Beyond the Carmen's lower moving mass, I can only speculate about the real causes of all this excellence: In MCs, the coil wires that attach to the back of the cantilever may act as torsion bars, which, I imagine, will affect the movement of the cantilever, or generate voltages in a nonlinear or "reactionary" way. The effects of this mass, energy, and torsion may include some nonlinear inconsistencies in the reproduction of the highest and lowest frequencies of the audioband. The Carmen exhibited none of this.

I'm always on the hunt for cartridges that sound colorful, sensual, visceral, and detailed—and are easy on my mind and wallet. The humble Soundsmith Carmen did and was all of that, which means that it plays with the best cartridges of my experience. Peter Ledermann's designs don't sound like any MC, MM, or MI cartridge I've heard. They stand apart. The only cartridge I could realistically compare to the Sussurro or Carmen would be the blatantly psychedelic Koetsu.
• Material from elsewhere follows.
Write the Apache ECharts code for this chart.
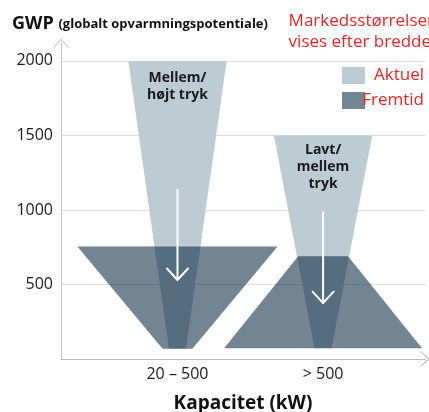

More important, Soundsmith's $799.95 Carmen offers a huge chunk of the $4800 Sussurro's magic, for only a small chunk of cash (footnote 4).

Footnote 1: The first "semiconductor phono cartridge" (ie, strain gauge) was developed in the 1960s by a company called Euphonic, whose Miniconic TK-15-LS Phono System was developed as an inexpensive plug-in replacement for aging and broken crystal cartridges. The Miniconic's chief virtue was that it didn't require an RIAA network.

Footnote 2: The Soundsmith Sussurro was reviewed by Michael Fremer in "Analog Corner," March 2012, Vol.35 No.3.

Footnote 3: The earlier Soundsmith SMMC1 was reviewed by Michael Fremer in the April 2008 issue, Vol.31 No.4.